Will you repeat only the lines from the one with "Recreate this image" through the one with "(0,0) rectangle (1279,537);", both included, leaving every picture out?

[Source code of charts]
= = = =

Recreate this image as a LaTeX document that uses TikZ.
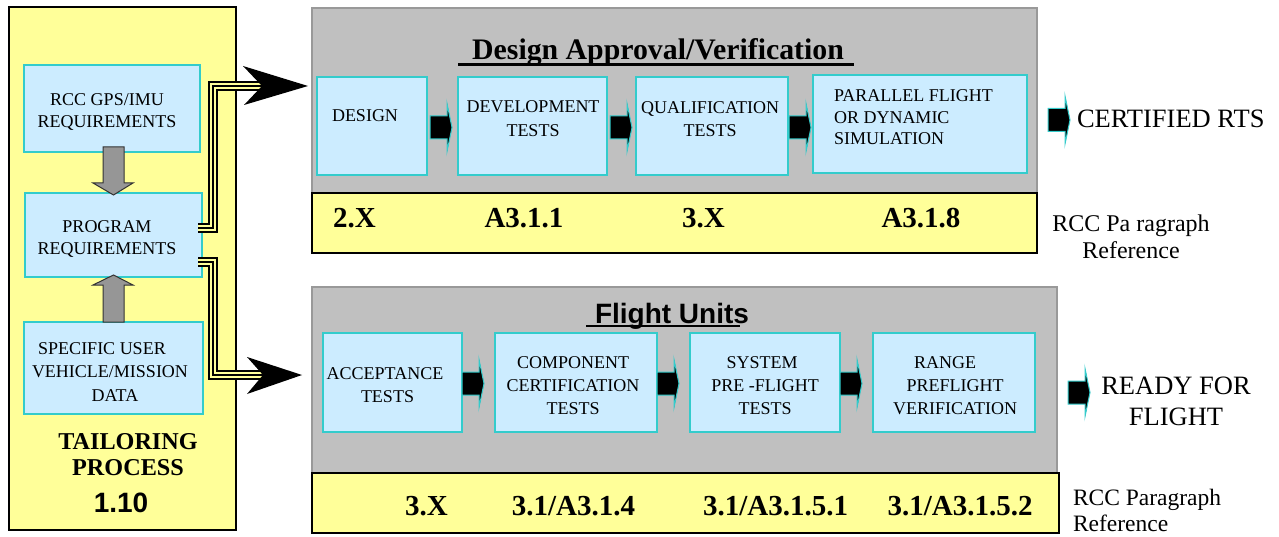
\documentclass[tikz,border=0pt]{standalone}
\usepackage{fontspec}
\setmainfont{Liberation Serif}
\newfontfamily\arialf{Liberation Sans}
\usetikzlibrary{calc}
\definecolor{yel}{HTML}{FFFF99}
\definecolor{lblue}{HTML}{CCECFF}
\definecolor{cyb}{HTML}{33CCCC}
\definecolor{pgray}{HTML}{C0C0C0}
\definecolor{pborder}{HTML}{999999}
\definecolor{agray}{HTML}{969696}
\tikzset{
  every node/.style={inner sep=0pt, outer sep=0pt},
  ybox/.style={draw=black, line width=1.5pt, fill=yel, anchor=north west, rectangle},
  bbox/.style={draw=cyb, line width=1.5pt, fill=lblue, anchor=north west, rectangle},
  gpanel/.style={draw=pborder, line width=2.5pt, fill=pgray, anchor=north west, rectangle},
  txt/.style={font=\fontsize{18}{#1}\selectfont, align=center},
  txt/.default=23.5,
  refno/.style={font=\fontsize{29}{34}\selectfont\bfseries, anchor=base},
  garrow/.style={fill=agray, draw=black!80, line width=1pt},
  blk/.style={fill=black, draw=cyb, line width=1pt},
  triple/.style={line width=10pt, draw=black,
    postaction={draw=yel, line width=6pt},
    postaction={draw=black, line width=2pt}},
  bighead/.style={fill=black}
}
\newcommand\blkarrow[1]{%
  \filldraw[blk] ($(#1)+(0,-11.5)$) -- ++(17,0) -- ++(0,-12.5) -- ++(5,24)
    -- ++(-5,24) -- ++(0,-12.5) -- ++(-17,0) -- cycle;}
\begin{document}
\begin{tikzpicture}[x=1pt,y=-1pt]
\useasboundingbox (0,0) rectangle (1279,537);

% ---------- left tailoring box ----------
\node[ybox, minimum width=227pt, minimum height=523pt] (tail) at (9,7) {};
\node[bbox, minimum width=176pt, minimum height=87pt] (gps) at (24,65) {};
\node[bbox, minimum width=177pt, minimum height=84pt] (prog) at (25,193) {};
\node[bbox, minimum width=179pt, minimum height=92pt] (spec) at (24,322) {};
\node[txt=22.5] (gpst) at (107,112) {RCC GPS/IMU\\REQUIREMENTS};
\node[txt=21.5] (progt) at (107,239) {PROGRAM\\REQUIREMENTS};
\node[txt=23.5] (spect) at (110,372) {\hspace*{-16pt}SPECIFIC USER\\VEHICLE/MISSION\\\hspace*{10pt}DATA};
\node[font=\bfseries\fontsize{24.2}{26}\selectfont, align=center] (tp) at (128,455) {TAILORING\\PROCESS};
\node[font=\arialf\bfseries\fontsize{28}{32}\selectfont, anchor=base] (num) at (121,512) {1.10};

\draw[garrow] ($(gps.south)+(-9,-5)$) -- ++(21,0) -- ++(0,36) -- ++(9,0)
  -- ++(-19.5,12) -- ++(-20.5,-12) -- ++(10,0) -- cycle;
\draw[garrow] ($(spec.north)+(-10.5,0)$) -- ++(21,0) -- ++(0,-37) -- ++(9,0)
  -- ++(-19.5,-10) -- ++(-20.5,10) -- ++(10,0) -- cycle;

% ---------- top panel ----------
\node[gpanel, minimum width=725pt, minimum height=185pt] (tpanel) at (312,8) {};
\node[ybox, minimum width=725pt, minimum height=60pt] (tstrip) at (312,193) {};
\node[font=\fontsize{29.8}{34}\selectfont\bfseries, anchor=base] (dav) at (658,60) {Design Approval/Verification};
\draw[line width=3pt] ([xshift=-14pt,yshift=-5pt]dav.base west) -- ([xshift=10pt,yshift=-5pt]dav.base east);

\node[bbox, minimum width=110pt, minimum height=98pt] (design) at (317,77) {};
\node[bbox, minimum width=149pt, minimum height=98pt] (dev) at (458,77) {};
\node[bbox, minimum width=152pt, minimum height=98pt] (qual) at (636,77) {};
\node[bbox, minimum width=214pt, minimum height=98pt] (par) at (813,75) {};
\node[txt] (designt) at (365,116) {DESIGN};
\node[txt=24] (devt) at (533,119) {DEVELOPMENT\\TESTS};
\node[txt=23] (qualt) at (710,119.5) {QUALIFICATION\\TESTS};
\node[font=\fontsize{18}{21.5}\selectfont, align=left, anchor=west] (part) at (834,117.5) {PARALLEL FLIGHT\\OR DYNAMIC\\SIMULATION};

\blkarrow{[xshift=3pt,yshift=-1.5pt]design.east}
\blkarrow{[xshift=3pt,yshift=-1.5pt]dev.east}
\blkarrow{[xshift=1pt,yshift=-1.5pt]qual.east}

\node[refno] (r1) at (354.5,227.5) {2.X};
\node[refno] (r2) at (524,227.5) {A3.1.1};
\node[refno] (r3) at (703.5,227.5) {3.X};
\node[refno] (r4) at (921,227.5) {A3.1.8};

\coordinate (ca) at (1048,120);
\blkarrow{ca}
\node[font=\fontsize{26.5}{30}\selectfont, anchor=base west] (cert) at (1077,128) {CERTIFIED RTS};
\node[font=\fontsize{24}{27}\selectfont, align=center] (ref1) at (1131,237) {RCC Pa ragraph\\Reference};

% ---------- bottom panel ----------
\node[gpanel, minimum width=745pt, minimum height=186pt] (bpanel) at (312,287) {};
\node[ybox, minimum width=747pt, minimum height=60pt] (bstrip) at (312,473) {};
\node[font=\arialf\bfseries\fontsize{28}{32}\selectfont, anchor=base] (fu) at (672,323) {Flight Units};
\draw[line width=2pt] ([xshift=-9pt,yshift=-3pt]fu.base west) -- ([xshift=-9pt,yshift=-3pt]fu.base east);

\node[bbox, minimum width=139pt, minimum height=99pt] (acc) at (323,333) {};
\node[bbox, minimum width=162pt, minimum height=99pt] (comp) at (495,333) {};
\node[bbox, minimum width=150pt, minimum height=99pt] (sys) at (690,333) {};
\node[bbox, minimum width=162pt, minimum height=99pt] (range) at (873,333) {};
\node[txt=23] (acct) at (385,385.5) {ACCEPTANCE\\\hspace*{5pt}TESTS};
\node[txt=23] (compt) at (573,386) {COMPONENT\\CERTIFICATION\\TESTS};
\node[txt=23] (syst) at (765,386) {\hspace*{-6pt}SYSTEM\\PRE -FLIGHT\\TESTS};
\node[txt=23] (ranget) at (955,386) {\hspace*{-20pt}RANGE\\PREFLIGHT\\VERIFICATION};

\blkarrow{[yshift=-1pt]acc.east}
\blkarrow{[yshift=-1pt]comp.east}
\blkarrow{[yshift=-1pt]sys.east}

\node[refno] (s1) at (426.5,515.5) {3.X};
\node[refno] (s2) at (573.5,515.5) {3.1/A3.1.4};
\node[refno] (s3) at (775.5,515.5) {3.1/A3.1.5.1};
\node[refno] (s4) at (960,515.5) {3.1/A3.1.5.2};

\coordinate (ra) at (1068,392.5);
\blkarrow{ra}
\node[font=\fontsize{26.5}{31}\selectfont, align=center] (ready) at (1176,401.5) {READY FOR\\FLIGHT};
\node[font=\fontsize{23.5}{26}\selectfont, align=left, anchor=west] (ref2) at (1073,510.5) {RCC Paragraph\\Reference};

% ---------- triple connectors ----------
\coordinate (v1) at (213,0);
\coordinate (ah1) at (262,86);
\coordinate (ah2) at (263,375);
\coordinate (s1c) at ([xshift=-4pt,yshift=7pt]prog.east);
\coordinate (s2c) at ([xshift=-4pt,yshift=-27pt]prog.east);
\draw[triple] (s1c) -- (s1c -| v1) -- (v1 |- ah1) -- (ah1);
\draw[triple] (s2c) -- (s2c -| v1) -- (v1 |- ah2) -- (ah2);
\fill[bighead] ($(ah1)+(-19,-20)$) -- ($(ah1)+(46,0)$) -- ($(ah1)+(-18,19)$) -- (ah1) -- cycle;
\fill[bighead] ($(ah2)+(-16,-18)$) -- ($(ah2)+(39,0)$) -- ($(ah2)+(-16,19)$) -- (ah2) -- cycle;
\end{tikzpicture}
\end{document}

= = = =

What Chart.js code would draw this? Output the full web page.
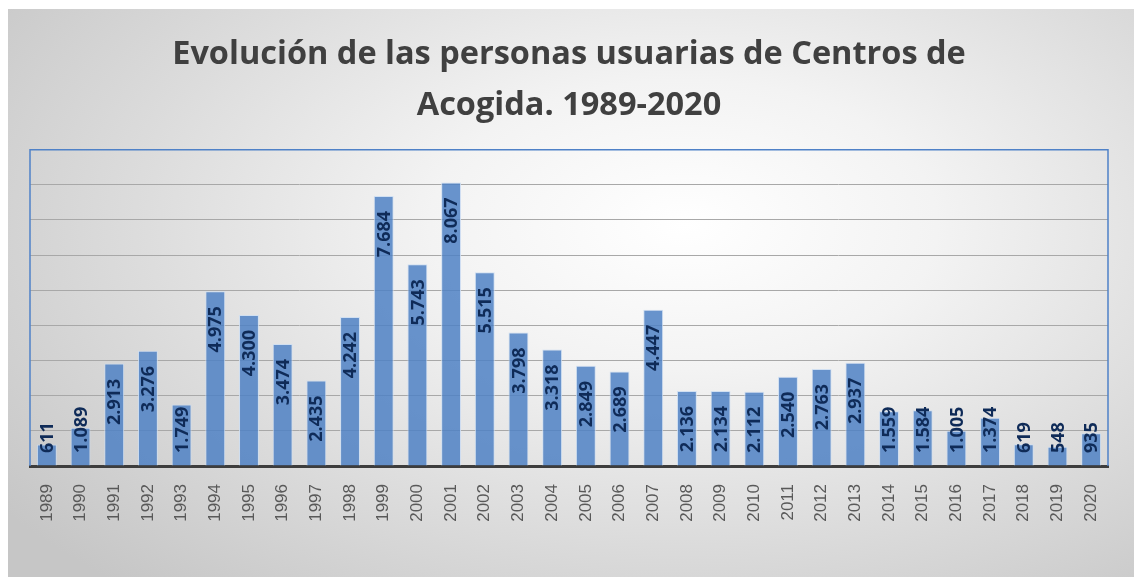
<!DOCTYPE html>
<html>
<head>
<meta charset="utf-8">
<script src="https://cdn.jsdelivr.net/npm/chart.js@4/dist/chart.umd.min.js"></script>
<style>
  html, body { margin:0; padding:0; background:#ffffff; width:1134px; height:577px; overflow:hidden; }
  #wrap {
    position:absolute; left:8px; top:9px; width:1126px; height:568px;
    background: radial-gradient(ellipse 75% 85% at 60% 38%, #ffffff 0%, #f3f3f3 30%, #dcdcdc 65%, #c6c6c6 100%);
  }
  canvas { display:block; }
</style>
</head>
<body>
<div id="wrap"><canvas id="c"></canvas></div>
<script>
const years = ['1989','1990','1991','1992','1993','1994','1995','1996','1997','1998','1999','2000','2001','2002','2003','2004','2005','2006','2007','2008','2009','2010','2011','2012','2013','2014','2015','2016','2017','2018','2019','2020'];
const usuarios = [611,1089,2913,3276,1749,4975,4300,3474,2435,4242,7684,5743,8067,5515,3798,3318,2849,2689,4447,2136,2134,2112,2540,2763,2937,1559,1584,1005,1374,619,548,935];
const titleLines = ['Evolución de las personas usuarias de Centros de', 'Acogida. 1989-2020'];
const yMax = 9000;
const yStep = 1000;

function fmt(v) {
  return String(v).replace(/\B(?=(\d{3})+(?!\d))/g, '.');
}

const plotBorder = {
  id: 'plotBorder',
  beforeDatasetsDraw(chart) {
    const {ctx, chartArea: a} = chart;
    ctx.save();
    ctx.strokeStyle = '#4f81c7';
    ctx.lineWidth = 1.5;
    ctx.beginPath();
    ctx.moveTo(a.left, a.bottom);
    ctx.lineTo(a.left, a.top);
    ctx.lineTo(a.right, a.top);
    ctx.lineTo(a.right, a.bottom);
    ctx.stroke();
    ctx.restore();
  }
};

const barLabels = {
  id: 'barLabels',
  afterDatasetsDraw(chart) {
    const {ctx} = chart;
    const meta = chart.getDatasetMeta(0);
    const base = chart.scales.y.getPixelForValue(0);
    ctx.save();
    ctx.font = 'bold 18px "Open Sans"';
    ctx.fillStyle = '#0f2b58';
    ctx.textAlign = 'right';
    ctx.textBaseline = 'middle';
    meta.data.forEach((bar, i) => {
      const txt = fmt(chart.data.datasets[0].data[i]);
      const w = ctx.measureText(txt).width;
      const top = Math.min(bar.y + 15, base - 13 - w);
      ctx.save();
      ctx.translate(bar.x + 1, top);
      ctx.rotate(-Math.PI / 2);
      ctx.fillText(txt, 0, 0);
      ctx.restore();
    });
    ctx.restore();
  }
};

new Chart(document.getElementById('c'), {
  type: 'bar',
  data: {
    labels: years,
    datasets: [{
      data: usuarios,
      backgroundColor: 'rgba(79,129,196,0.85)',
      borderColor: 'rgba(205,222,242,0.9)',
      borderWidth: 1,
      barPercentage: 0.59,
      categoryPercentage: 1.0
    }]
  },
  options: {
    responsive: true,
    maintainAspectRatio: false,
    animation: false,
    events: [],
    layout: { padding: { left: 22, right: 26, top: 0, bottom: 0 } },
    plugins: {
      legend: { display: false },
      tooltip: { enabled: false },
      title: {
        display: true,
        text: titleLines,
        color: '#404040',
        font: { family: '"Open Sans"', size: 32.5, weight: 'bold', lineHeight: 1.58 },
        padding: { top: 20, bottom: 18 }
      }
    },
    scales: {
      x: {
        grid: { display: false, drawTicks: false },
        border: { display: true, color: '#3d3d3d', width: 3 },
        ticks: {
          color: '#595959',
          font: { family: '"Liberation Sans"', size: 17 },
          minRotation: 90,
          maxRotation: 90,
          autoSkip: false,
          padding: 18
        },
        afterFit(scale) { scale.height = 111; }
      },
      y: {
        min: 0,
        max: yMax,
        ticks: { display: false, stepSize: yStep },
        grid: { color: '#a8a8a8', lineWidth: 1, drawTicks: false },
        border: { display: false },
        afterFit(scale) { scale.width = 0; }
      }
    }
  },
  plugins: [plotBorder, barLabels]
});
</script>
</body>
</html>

= = = =

Solution to this exercise:
Recreate this image as a LaTeX document that uses TikZ.
\documentclass[tikz,border=0pt]{standalone}
\usepackage{fontspec}
\setmainfont{Liberation Serif}
\newfontfamily\arialf{Liberation Sans}
\usetikzlibrary{calc}
\definecolor{yel}{HTML}{FFFF99}
\definecolor{lblue}{HTML}{CCECFF}
\definecolor{cyb}{HTML}{33CCCC}
\definecolor{pgray}{HTML}{C0C0C0}
\definecolor{pborder}{HTML}{999999}
\definecolor{agray}{HTML}{969696}
\tikzset{
  every node/.style={inner sep=0pt, outer sep=0pt},
  ybox/.style={draw=black, line width=1.5pt, fill=yel, anchor=north west, rectangle},
  bbox/.style={draw=cyb, line width=1.5pt, fill=lblue, anchor=north west, rectangle},
  gpanel/.style={draw=pborder, line width=2.5pt, fill=pgray, anchor=north west, rectangle},
  txt/.style={font=\fontsize{18}{#1}\selectfont, align=center},
  txt/.default=23.5,
  refno/.style={font=\fontsize{29}{34}\selectfont\bfseries, anchor=base},
  garrow/.style={fill=agray, draw=black!80, line width=1pt},
  blk/.style={fill=black, draw=cyb, line width=1pt},
  triple/.style={line width=10pt, draw=black,
    postaction={draw=yel, line width=6pt},
    postaction={draw=black, line width=2pt}},
  bighead/.style={fill=black}
}
\newcommand\blkarrow[1]{%
  \filldraw[blk] ($(#1)+(0,-11.5)$) -- ++(17,0) -- ++(0,-12.5) -- ++(5,24)
    -- ++(-5,24) -- ++(0,-12.5) -- ++(-17,0) -- cycle;}
\begin{document}
\begin{tikzpicture}[x=1pt,y=-1pt]
\useasboundingbox (0,0) rectangle (1279,537);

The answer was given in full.